PROBLEM DETAILS:
Print, word for word, every line from the beginning of the listing up to and including the line with "Chart.register(...registerables);". Pictures are to be excluded.

DATASET CONTENT:

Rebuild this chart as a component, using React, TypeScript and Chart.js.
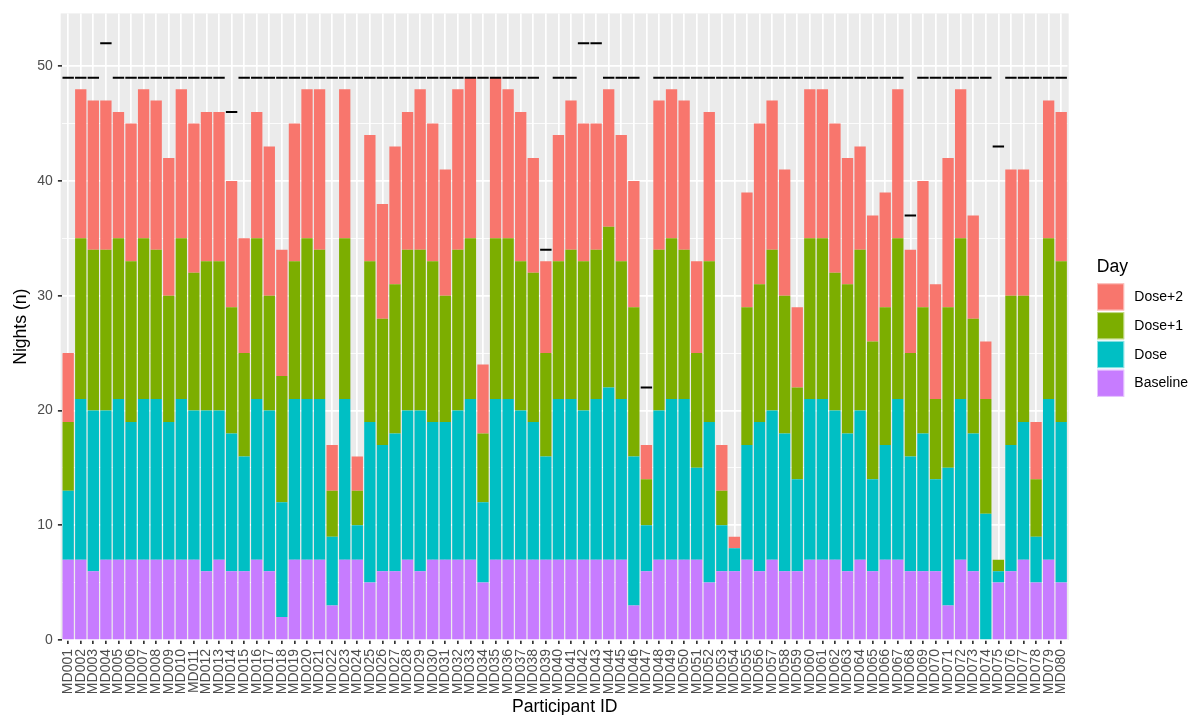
import React, { useEffect, useRef } from 'react';
import { Chart, registerables } from 'chart.js';

Chart.register(...registerables);

const participants = [
  'MD001','MD002','MD003','MD004','MD005','MD006','MD007','MD008','MD009','MD010',
  'MD011','MD012','MD013','MD014','MD015','MD016','MD017','MD018','MD019','MD020',
  'MD021','MD022','MD023','MD024','MD025','MD026','MD027','MD028','MD029','MD030',
  'MD031','MD032','MD033','MD034','MD035','MD036','MD037','MD038','MD039','MD040',
  'MD041','MD042','MD043','MD044','MD045','MD046','MD047','MD048','MD049','MD050',
  'MD051','MD052','MD053','MD054','MD055','MD056','MD057','MD058','MD059','MD060',
  'MD061','MD062','MD063','MD064','MD065','MD066','MD067','MD068','MD069','MD070',
  'MD071','MD072','MD073','MD074','MD075','MD076','MD077','MD078','MD079','MD080',
];

const baseline = [
  7,7,6,7,7,7,7,7,7,7, 7,6,7,6,6,7,6,2,7,7,
  7,3,7,7,5,6,6,7,6,7, 7,7,7,5,7,7,7,7,7,7,
  7,7,7,7,7,3,6,7,7,7, 7,5,6,6,7,6,7,6,6,7,
  7,7,6,7,6,7,7,6,6,6, 3,7,6,0,5,6,7,5,7,5,
];

const dose = [
  6,14,14,13,14,12,14,14,12,14, 13,14,13,12,10,14,14,10,14,14,
  14,6,14,3,14,11,12,13,14,12, 12,13,14,7,14,14,13,12,9,14,
  14,13,14,15,14,13,4,13,14,14, 8,14,4,2,10,13,13,12,8,14,
  14,13,12,13,8,10,14,10,12,8, 12,14,12,11,1,11,12,4,14,14,
];

const dosePlus1 = [
  6,14,14,14,14,14,14,13,11,14, 12,13,13,11,9,14,10,11,12,14,
  13,4,14,3,14,11,13,14,14,14, 11,14,14,6,14,14,13,13,9,12,
  13,13,13,14,12,13,4,14,14,13, 10,14,3,0,12,12,14,12,8,14,
  14,12,13,14,12,12,14,9,11,7, 14,14,10,10,1,13,11,5,14,14,
];

const dosePlus2 = [
  6,13,13,13,11,12,13,13,12,13, 13,13,13,11,10,11,13,11,12,13,
  14,4,13,3,11,10,12,12,14,12, 11,14,14,6,14,13,13,10,8,11,
  13,12,11,12,11,11,3,13,13,13, 8,13,4,1,10,14,13,11,7,13,
  13,13,11,9,11,10,13,9,11,10, 13,13,9,5,0,11,11,5,12,13,
];

const expectedNights = [
  49,49,49,52,49,49,49,49,49,49, 49,49,49,46,49,49,49,49,49,49,
  49,49,49,49,49,49,49,49,49,49, 49,49,49,49,49,49,49,49,34,49,
  49,52,52,49,49,49,22,49,49,49, 49,49,49,49,49,49,49,49,49,49,
  49,49,49,49,49,49,49,37,49,49, 49,49,49,49,43,49,49,49,49,49,
];

const yTicks = [0, 5, 10, 15, 20, 25, 30, 35, 40, 45, 50];

const seriesNames = ['Baseline', 'Dose', 'Dose+1', 'Dose+2'];
const seriesColors = ['#C77CFF', '#00BFC4', '#7CAE00', '#F8766D'];

const FONT = '"Liberation Sans", Arial, Helvetica, sans-serif';

const panelBackground = {
  id: 'panelBackground',
  beforeDraw(chart: any) {
    const { ctx, chartArea: a } = chart;
    ctx.save();
    ctx.fillStyle = '#FFFFFF';
    ctx.fillRect(0, 0, chart.width, chart.height);
    ctx.fillStyle = '#EBEBEB';
    ctx.fillRect(a.left - 1.2, a.top, a.right - a.left + 2.4, a.bottom - a.top);
    ctx.restore();
  },
};

const dayLegend = {
  id: 'dayLegend',
  afterDraw(chart: any) {
    const { ctx } = chart;
    ctx.save();
    ctx.fillStyle = '#000000';
    ctx.font = `17.6px ${FONT}`;
    ctx.textAlign = 'left';
    ctx.textBaseline = 'alphabetic';
    ctx.fillText('Day', 1096.7, 271.5);
    const order = [3, 2, 1, 0];
    order.forEach((si, i) => {
      const top = 283.3 + i * 28.8;
      ctx.fillStyle = seriesColors[si];
      ctx.fillRect(1097, top, 27.2, 27.2);
      ctx.strokeStyle = 'rgba(255,255,255,0.55)';
      ctx.lineWidth = 1;
      ctx.strokeRect(1097.5, top + 0.5, 26.2, 26.2);
      ctx.fillStyle = '#000000';
      ctx.font = `14px ${FONT}`;
      ctx.textBaseline = 'middle';
      ctx.fillText(seriesNames[si], 1134.3, top + 13.8);
    });
    ctx.restore();
  },
};

export default function App() {
  const canvasRef = useRef<HTMLCanvasElement | null>(null);

  useEffect(() => {
    if (!canvasRef.current) return;
    Chart.defaults.font.family = FONT;
    const seriesData = [baseline, dose, dosePlus1, dosePlus2];
    const barSets = seriesNames.map((name, i) => ({
      type: 'bar' as const,
      label: name,
      data: seriesData[i],
      backgroundColor: seriesColors[i],
      borderWidth: 0,
      barPercentage: 0.9,
      categoryPercentage: 1.0,
      order: 1,
    }));
    const chart = new Chart(canvasRef.current, {
      type: 'bar',
      data: {
        labels: participants,
        datasets: [
          ...barSets,
          {
            type: 'line' as const,
            label: 'Expected',
            data: expectedNights,
            showLine: false,
            pointStyle: 'line',
            pointRadius: 5.7,
            pointHoverRadius: 5.7,
            pointBorderWidth: 2,
            pointBorderColor: '#000000',
            pointBackgroundColor: '#000000',
            stack: 'target',
            order: 0,
          } as any,
        ],
      },
      options: {
        responsive: false,
        animation: false,
        devicePixelRatio: 1,
        events: [],
        layout: { padding: { top: 12.3, right: 124.5, bottom: 0, left: 0 } },
        plugins: {
          legend: { display: false },
          tooltip: { enabled: false },
        },
        scales: {
          x: {
            stacked: true,
            offset: true,
            afterFit: (scale: any) => { scale.height = 75; },
            grid: {
              color: '#FFFFFF',
              lineWidth: 1.7,
              offset: false,
              drawTicks: true,
              tickLength: 4,
              tickColor: '#333333',
              tickWidth: 1.7,
            },
            border: { display: false },
            ticks: {
              autoSkip: false,
              maxRotation: 90,
              minRotation: 90,
              padding: 5,
              color: '#4D4D4D',
              font: { size: 14, family: FONT },
            },
            title: {
              display: true,
              text: 'Participant ID',
              color: '#000000',
              font: { size: 17.6, family: FONT },
              padding: { top: 0, bottom: -3 },
            },
          },
          y: {
            stacked: true,
            min: 0,
            max: 54.6,
            afterFit: (scale: any) => { scale.width = 61.9; },
            afterBuildTicks: (scale: any) => {
              scale.ticks = yTicks.map((v) => ({ value: v }));
            },
            grid: {
              color: '#FFFFFF',
              lineWidth: (c: any) => (c.tick && c.tick.value % 10 === 0 ? 1.7 : 0.85),
              drawTicks: true,
              tickLength: 4,
              tickColor: (c: any) => (c.tick && c.tick.value % 10 === 0 ? '#333333' : 'rgba(0,0,0,0)'),
              tickWidth: 1.7,
            },
            border: { display: false },
            ticks: {
              padding: 5,
              color: '#4D4D4D',
              font: { size: 14, family: FONT },
              callback: (v: any) => (Number(v) % 10 === 0 ? String(v) : ''),
            },
            title: {
              display: true,
              text: 'Nights (n)',
              color: '#000000',
              font: { size: 17.6, family: FONT },
              padding: { top: 10.6, bottom: 0 },
            },
          },
        },
      },
      plugins: [panelBackground, dayLegend],
    });
    return () => chart.destroy();
  }, []);

  return (
    <div style={{ position: 'fixed', left: 0, top: 0, width: 1192, height: 715, background: '#FFFFFF' }}>
      <canvas ref={canvasRef} width={1192} height={715} style={{ display: 'block', width: 1192, height: 715 }} />
    </div>
  );
}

ANSWER TO THE TASK:
Rebuild this chart as a component, using React, TypeScript and Chart.js.
import React, { useEffect, useRef } from 'react';
import { Chart, registerables } from 'chart.js';

Chart.register(...registerables);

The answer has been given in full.